Re: What's your virus/security procedure?

Posted: Tue Aug 04, 2015 4:16 pm UTC
by ahammel
Jorpho wrote:I know an unpatched XP installation with no service packs (and maybe even with SP1?) will become magically infected if you just connect it to the Internet and don't do anything. Or at least, that's how it used to be. Would there still be systems out there actively probing IP addresses for ancient vulnerabilities?
For XP vulnerabilities? Yes, why wouldn't there be?

Re: What's your virus/security procedure?

Posted: Tue Aug 04, 2015 5:16 pm UTC
by gmalivuk
Echo244 wrote:This Microsoft Security Essentials?

The product received generally positive reviews praising its user interface, low resource usage and freeware license. It secured AV-TEST certification on October 2009, having demonstrated its ability to eliminate all widely encountered malware. However, it lost the certificate on October 2012, having shown a constant decline in protection and repair scores. In June 2013, MSE achieved the lowest possible protection score, zero


From here it seems they improved since that quote was added to Wikipedia; 0.5/6.0 is now the protection score...
In any case, MSE stopped updating for XP quite some time ago, which is why I turned off wifi on my XP netbook and just use it as a hard drive at this point (I also have an old ubuntu installation on it, which is also no longer supported but is at least somewhat less likely to have people still actively trying to attack it).

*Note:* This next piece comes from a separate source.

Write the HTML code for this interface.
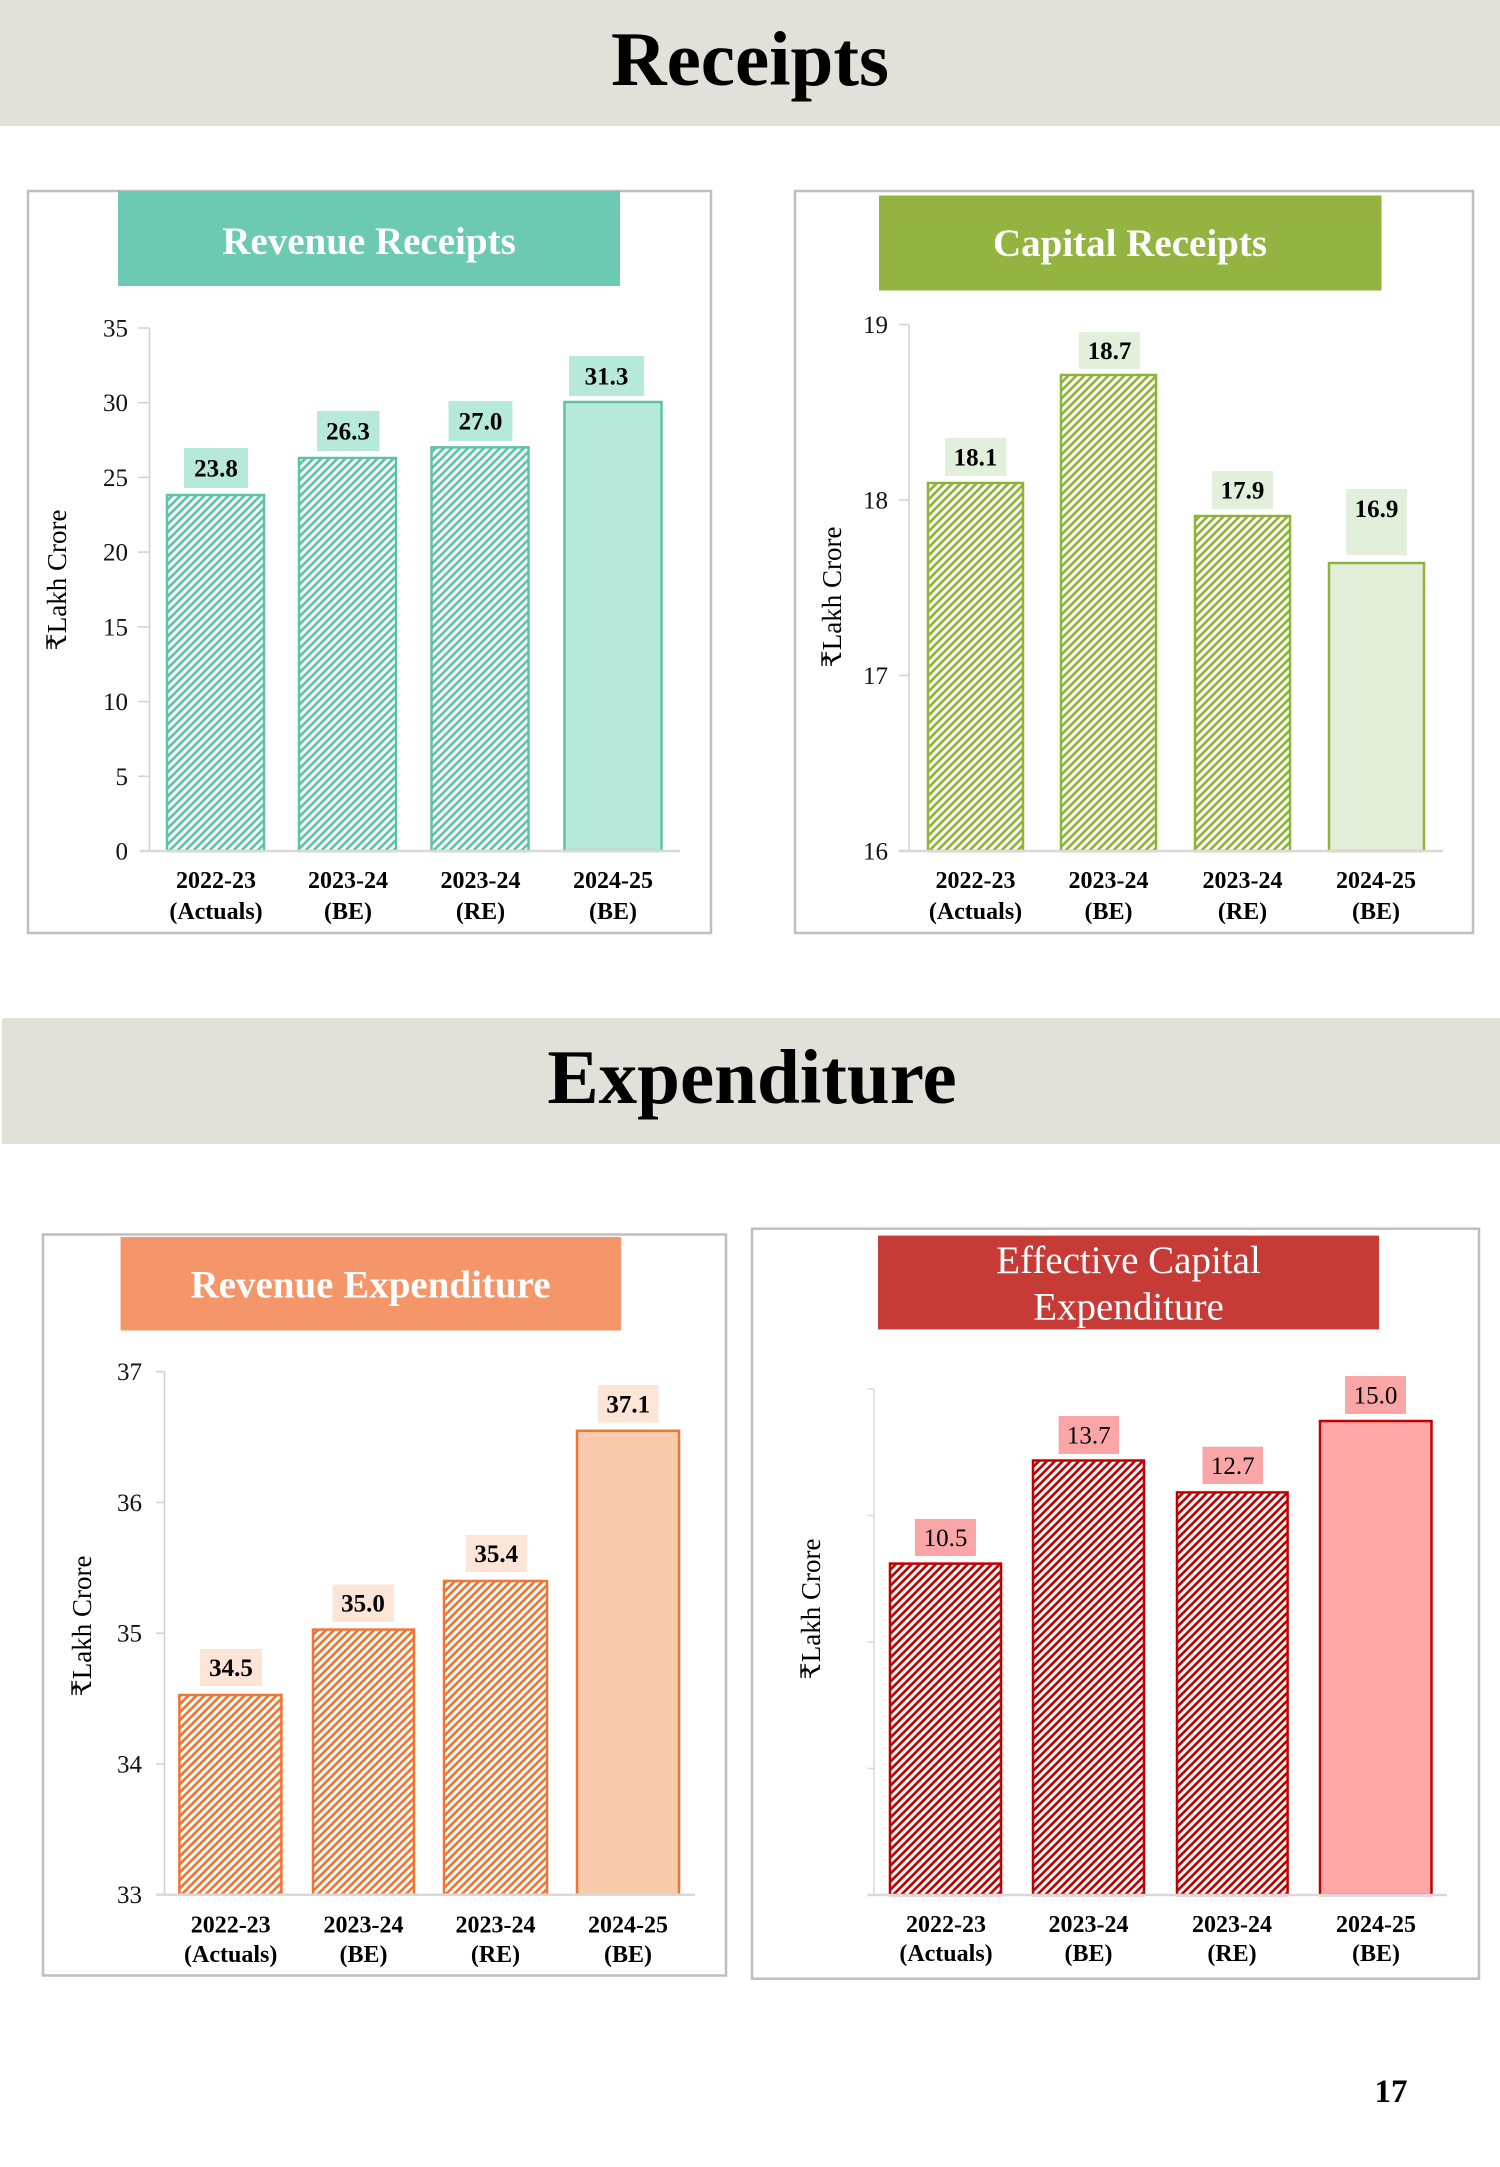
<!DOCTYPE html>
<html>
<head>
<meta charset="utf-8">
<style>
  html,body{margin:0;padding:0;background:#fff;}
  body{width:1500px;height:2167px;overflow:hidden;}
  svg{display:block;}
  text{font-family:"Liberation Serif","Times New Roman","DejaVu Serif",serif;}
  .ttl{font-size:77px;font-weight:bold;fill:#000;}
  .ct{font-size:39px;font-weight:bold;fill:#fff;}
  .ctr{font-size:39px;fill:#fff;}
  .tk{font-size:25px;fill:#111;}
  .vl{font-size:25px;font-weight:bold;fill:#000;}
  .vr{font-size:25px;fill:#000;}
  .cat{font-size:24px;font-weight:bold;fill:#000;}
  .yt{font-size:27px;fill:#000;}
</style>
</head>
<body>
<svg width="1500" height="2167" viewBox="0 0 1500 2167" xmlns="http://www.w3.org/2000/svg">
  <defs>
    <pattern id="hTeal" patternUnits="userSpaceOnUse" width="8" height="8">
      <rect width="8" height="8" fill="#5EC3A5"/>
      <path d="M0,8 L8,0 M-2,2 L2,-2 M6,10 L10,6" stroke="#fff" stroke-width="3"/>
    </pattern>
    <pattern id="hGreen" patternUnits="userSpaceOnUse" width="8" height="8">
      <rect width="8" height="8" fill="#8DB33A"/>
      <path d="M0,8 L8,0 M-2,2 L2,-2 M6,10 L10,6" stroke="#fff" stroke-width="3"/>
    </pattern>
    <pattern id="hOrange" patternUnits="userSpaceOnUse" width="8" height="8">
      <rect width="8" height="8" fill="#F07432"/>
      <path d="M0,8 L8,0 M-2,2 L2,-2 M6,10 L10,6" stroke="#fff" stroke-width="3"/>
    </pattern>
    <pattern id="hRed" patternUnits="userSpaceOnUse" width="8" height="8">
      <rect width="8" height="8" fill="#C00000"/>
      <path d="M0,8 L8,0 M-2,2 L2,-2 M6,10 L10,6" stroke="#fff" stroke-width="3"/>
    </pattern>
  </defs>

  <!-- Receipts band -->
  <rect x="0" y="0" width="1500" height="126" fill="#E3DFD9"/>
  <text class="ttl" x="750" y="85" text-anchor="middle">Receipts</text>

  <!-- Expenditure band -->
  <rect x="2" y="1018" width="1498" height="126" fill="#E3DFD9"/>
  <text class="ttl" x="752" y="1103" text-anchor="middle">Expenditure</text>

  <!-- ============ Chart 1: Revenue Receipts ============ -->
  <rect x="28" y="191" width="683" height="742" fill="#fff" stroke="#BFBFBF" stroke-width="2.5"/>
  <rect x="118" y="191" width="502" height="95" fill="#6CCAB2"/>
  <text class="ct" x="369" y="254" text-anchor="middle">Revenue Receipts</text>

  <line x1="149.5" y1="328" x2="149.5" y2="851" stroke="#D0D0D0" stroke-width="1.5"/>
  <g stroke="#D0D0D0" stroke-width="1.5">
    <line x1="138" y1="328" x2="149.5" y2="328"/>
    <line x1="138" y1="402.7" x2="149.5" y2="402.7"/>
    <line x1="138" y1="477.4" x2="149.5" y2="477.4"/>
    <line x1="138" y1="552.1" x2="149.5" y2="552.1"/>
    <line x1="138" y1="626.9" x2="149.5" y2="626.9"/>
    <line x1="138" y1="701.6" x2="149.5" y2="701.6"/>
    <line x1="138" y1="776.3" x2="149.5" y2="776.3"/>
  </g>
  <g class="tk" text-anchor="end">
    <text x="128" y="336.5">35</text>
    <text x="128" y="411.2">30</text>
    <text x="128" y="485.9">25</text>
    <text x="128" y="560.6">20</text>
    <text x="128" y="635.4">15</text>
    <text x="128" y="710.1">10</text>
    <text x="128" y="784.8">5</text>
    <text x="128" y="859.5">0</text>
  </g>
  <rect x="167" y="495" width="97" height="356" fill="url(#hTeal)" stroke="#5EC3A5" stroke-width="2.5"/>
  <rect x="299" y="458" width="97" height="393" fill="url(#hTeal)" stroke="#5EC3A5" stroke-width="2.5"/>
  <rect x="431.5" y="447.4" width="97" height="403.6" fill="url(#hTeal)" stroke="#5EC3A5" stroke-width="2.5"/>
  <rect x="564.5" y="402" width="97" height="449" fill="#B6E9DC" stroke="#5EC3A5" stroke-width="2.5"/>
  <line x1="140" y1="851" x2="680" y2="851" stroke="#D9D9D9" stroke-width="2.5"/>
  <rect x="184" y="448" width="64" height="40" fill="#B6E9DC"/>
  <rect x="317" y="411" width="62.5" height="40" fill="#B6E9DC"/>
  <rect x="448.5" y="401" width="64" height="40" fill="#B6E9DC"/>
  <rect x="569" y="356" width="75" height="40" fill="#B6E9DC"/>
  <g class="vl" text-anchor="middle">
    <text x="216" y="476.5">23.8</text>
    <text x="348" y="439.5">26.3</text>
    <text x="480.5" y="429.5">27.0</text>
    <text x="606.5" y="384.5">31.3</text>
  </g>
  <g class="cat" text-anchor="middle">
    <text x="216" y="888">2022-23</text><text x="216" y="919">(Actuals)</text>
    <text x="348" y="888">2023-24</text><text x="348" y="919">(BE)</text>
    <text x="480.5" y="888">2023-24</text><text x="480.5" y="919">(RE)</text>
    <text x="613" y="888">2024-25</text><text x="613" y="919">(BE)</text>
  </g>
  <text class="yt" transform="translate(66,580) rotate(-90)" text-anchor="middle">₹Lakh Crore</text>

  <!-- ============ Chart 2: Capital Receipts ============ -->
  <rect x="795" y="191" width="678" height="742" fill="#fff" stroke="#BFBFBF" stroke-width="2.5"/>
  <rect x="879" y="195.5" width="502.5" height="95" fill="#93B441"/>
  <text class="ct" x="1130" y="256" text-anchor="middle">Capital Receipts</text>

  <line x1="909" y1="324.5" x2="909" y2="851" stroke="#D0D0D0" stroke-width="1.5"/>
  <g stroke="#D0D0D0" stroke-width="1.5">
    <line x1="899" y1="324.5" x2="909" y2="324.5"/>
    <line x1="899" y1="500" x2="909" y2="500"/>
    <line x1="899" y1="675.5" x2="909" y2="675.5"/>
  </g>
  <g class="tk" text-anchor="end">
    <text x="888" y="333">19</text>
    <text x="888" y="508.5">18</text>
    <text x="888" y="684">17</text>
    <text x="888" y="859.5">16</text>
  </g>
  <rect x="928" y="483" width="95" height="368" fill="url(#hGreen)" stroke="#8DB33A" stroke-width="2.5"/>
  <rect x="1061" y="375" width="95" height="476" fill="url(#hGreen)" stroke="#8DB33A" stroke-width="2.5"/>
  <rect x="1195" y="516" width="95" height="335" fill="url(#hGreen)" stroke="#8DB33A" stroke-width="2.5"/>
  <rect x="1329" y="563" width="95" height="288" fill="#E3EFD9" stroke="#8DB33A" stroke-width="2.5"/>
  <line x1="899" y1="851" x2="1443" y2="851" stroke="#D9D9D9" stroke-width="2.5"/>
  <rect x="945" y="438" width="61.5" height="38" fill="#E2EFDA"/>
  <rect x="1079" y="332" width="61" height="37" fill="#E2EFDA"/>
  <rect x="1212" y="471" width="61" height="38" fill="#E2EFDA"/>
  <rect x="1346" y="489" width="61" height="66" fill="#E2EFDA"/>
  <g class="vl" text-anchor="middle">
    <text x="975.5" y="465.5">18.1</text>
    <text x="1109.5" y="359">18.7</text>
    <text x="1242.5" y="498.5">17.9</text>
    <text x="1376.5" y="517">16.9</text>
  </g>
  <g class="cat" text-anchor="middle">
    <text x="975.5" y="888">2022-23</text><text x="975.5" y="919">(Actuals)</text>
    <text x="1108.5" y="888">2023-24</text><text x="1108.5" y="919">(BE)</text>
    <text x="1242.5" y="888">2023-24</text><text x="1242.5" y="919">(RE)</text>
    <text x="1376" y="888">2024-25</text><text x="1376" y="919">(BE)</text>
  </g>
  <text class="yt" transform="translate(841,597) rotate(-90)" text-anchor="middle">₹Lakh Crore</text>

  <!-- ============ Chart 3: Revenue Expenditure ============ -->
  <rect x="43" y="1234.5" width="683" height="741" fill="#fff" stroke="#BFBFBF" stroke-width="2.5"/>
  <rect x="120.6" y="1237" width="500.5" height="93.5" fill="#F4956A"/>
  <text class="ct" x="370.5" y="1297.5" text-anchor="middle">Revenue Expenditure</text>

  <line x1="164.5" y1="1371.7" x2="164.5" y2="1894.7" stroke="#D0D0D0" stroke-width="1.5"/>
  <g stroke="#D0D0D0" stroke-width="1.5">
    <line x1="156" y1="1371.7" x2="164.5" y2="1371.7"/>
    <line x1="156" y1="1502.5" x2="164.5" y2="1502.5"/>
    <line x1="156" y1="1633.2" x2="164.5" y2="1633.2"/>
    <line x1="156" y1="1764" x2="164.5" y2="1764"/>
  </g>
  <g class="tk" text-anchor="end">
    <text x="142" y="1380.2">37</text>
    <text x="142" y="1511">36</text>
    <text x="142" y="1641.7">35</text>
    <text x="142" y="1772.5">34</text>
    <text x="142" y="1903.2">33</text>
  </g>
  <rect x="179.4" y="1695" width="102" height="199.7" fill="url(#hOrange)" stroke="#F07432" stroke-width="2.5"/>
  <rect x="313" y="1629.6" width="101" height="265.1" fill="url(#hOrange)" stroke="#F07432" stroke-width="2.5"/>
  <rect x="444" y="1581" width="103" height="313.7" fill="url(#hOrange)" stroke="#F07432" stroke-width="2.5"/>
  <rect x="577" y="1430.8" width="102" height="463.9" fill="#F8CBAD" stroke="#F07432" stroke-width="2.5"/>
  <line x1="156" y1="1894.7" x2="695" y2="1894.7" stroke="#D9D9D9" stroke-width="2.5"/>
  <rect x="200" y="1649" width="62" height="37" fill="#FCE4D6"/>
  <rect x="332.5" y="1584.5" width="61" height="37.5" fill="#FCE4D6"/>
  <rect x="465.6" y="1535" width="61.4" height="37" fill="#FCE4D6"/>
  <rect x="598" y="1385" width="60.5" height="37.6" fill="#FCE4D6"/>
  <g class="vl" text-anchor="middle">
    <text x="231" y="1676">34.5</text>
    <text x="363" y="1611.7">35.0</text>
    <text x="496.3" y="1562">35.4</text>
    <text x="628.3" y="1412.3">37.1</text>
  </g>
  <g class="cat" text-anchor="middle">
    <text x="230.7" y="1932.5">2022-23</text><text x="230.7" y="1962">(Actuals)</text>
    <text x="363.5" y="1932.5">2023-24</text><text x="363.5" y="1962">(BE)</text>
    <text x="495.5" y="1932.5">2023-24</text><text x="495.5" y="1962">(RE)</text>
    <text x="628" y="1932.5">2024-25</text><text x="628" y="1962">(BE)</text>
  </g>
  <text class="yt" transform="translate(91,1626) rotate(-90)" text-anchor="middle">₹Lakh Crore</text>

  <!-- ============ Chart 4: Effective Capital Expenditure ============ -->
  <rect x="752" y="1228.7" width="727" height="750" fill="#fff" stroke="#BFBFBF" stroke-width="2.5"/>
  <rect x="878" y="1235.6" width="501" height="93.8" fill="#C73B37"/>
  <text class="ctr" x="1128.5" y="1273" text-anchor="middle">Effective Capital</text>
  <text class="ctr" x="1128.5" y="1319.6" text-anchor="middle">Expenditure</text>

  <line x1="874" y1="1389" x2="874" y2="1895" stroke="#D9D9D9" stroke-width="1.5"/>
  <g stroke="#D9D9D9" stroke-width="1.5">
    <line x1="867.6" y1="1389" x2="874" y2="1389"/>
    <line x1="867.6" y1="1515.5" x2="874" y2="1515.5"/>
    <line x1="867.6" y1="1642" x2="874" y2="1642"/>
    <line x1="867.6" y1="1768.5" x2="874" y2="1768.5"/>
  </g>
  <rect x="890" y="1563.6" width="111" height="331.4" fill="url(#hRed)" stroke="#C00000" stroke-width="2.5"/>
  <rect x="1033" y="1460.5" width="111" height="434.5" fill="url(#hRed)" stroke="#C00000" stroke-width="2.5"/>
  <rect x="1177" y="1492.4" width="110.6" height="402.6" fill="url(#hRed)" stroke="#C00000" stroke-width="2.5"/>
  <rect x="1320" y="1421" width="111.5" height="474" fill="#FFA7A7" stroke="#C00000" stroke-width="2.5"/>
  <line x1="867.6" y1="1895" x2="1447" y2="1895" stroke="#D9D9D9" stroke-width="2.5"/>
  <rect x="915" y="1519" width="61" height="37" fill="#FBA6A6"/>
  <rect x="1058.6" y="1416" width="60.4" height="38" fill="#FBA6A6"/>
  <rect x="1202.5" y="1446.7" width="60.5" height="37.3" fill="#FBA6A6"/>
  <rect x="1345" y="1376" width="61" height="38" fill="#FBA6A6"/>
  <g class="vr" text-anchor="middle">
    <text x="945.5" y="1546">10.5</text>
    <text x="1088.8" y="1443.5">13.7</text>
    <text x="1232.8" y="1474">12.7</text>
    <text x="1375.5" y="1403.5">15.0</text>
  </g>
  <g class="cat" text-anchor="middle">
    <text x="946" y="1932">2022-23</text><text x="946" y="1961">(Actuals)</text>
    <text x="1088.5" y="1932">2023-24</text><text x="1088.5" y="1961">(BE)</text>
    <text x="1232" y="1932">2023-24</text><text x="1232" y="1961">(RE)</text>
    <text x="1376" y="1932">2024-25</text><text x="1376" y="1961">(BE)</text>
  </g>
  <text class="yt" transform="translate(820,1609) rotate(-90)" text-anchor="middle">₹Lakh Crore</text>

  <!-- Page number -->
  <text x="1391" y="2102" text-anchor="middle" style="font-size:33px;font-weight:bold;fill:#000;">17</text>
</svg>
</body>
</html>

Re: What's your virus/security procedure?

Posted: Tue Aug 04, 2015 5:26 pm UTC
by cphite
Jorpho wrote:I know an unpatched XP installation with no service packs (and maybe even with SP1?) will become magically infected if you just connect it to the Internet and don't do anything. Or at least, that's how it used to be. Would there still be systems out there actively probing IP addresses for ancient vulnerabilities?


Absolutely. The thing about XP is that it's out of service and still somewhat popular in the business world. Those two things combined make for a huge incentive to find exploits.

Anyway, to the best of my knowledge, XP SP3 with all the patches isn't vulnerable, so I don't see the problem if you're not downloading new programs or using anything but Internet Explorer.


XP SP3 is no longer supported; which means that it is getting no new security updates, and that exploits that are found will not even be officially recognized let alone addressed. In other words, I wouldn't use it without assuming it was vulnerable.

Microsoft Security Essentials for XP is still getting new updates, isn't it? (It's just barely possible to install that without having to "certify" your installation with Microsoft.)


Updates for MSE on XP ended July 14, 2015.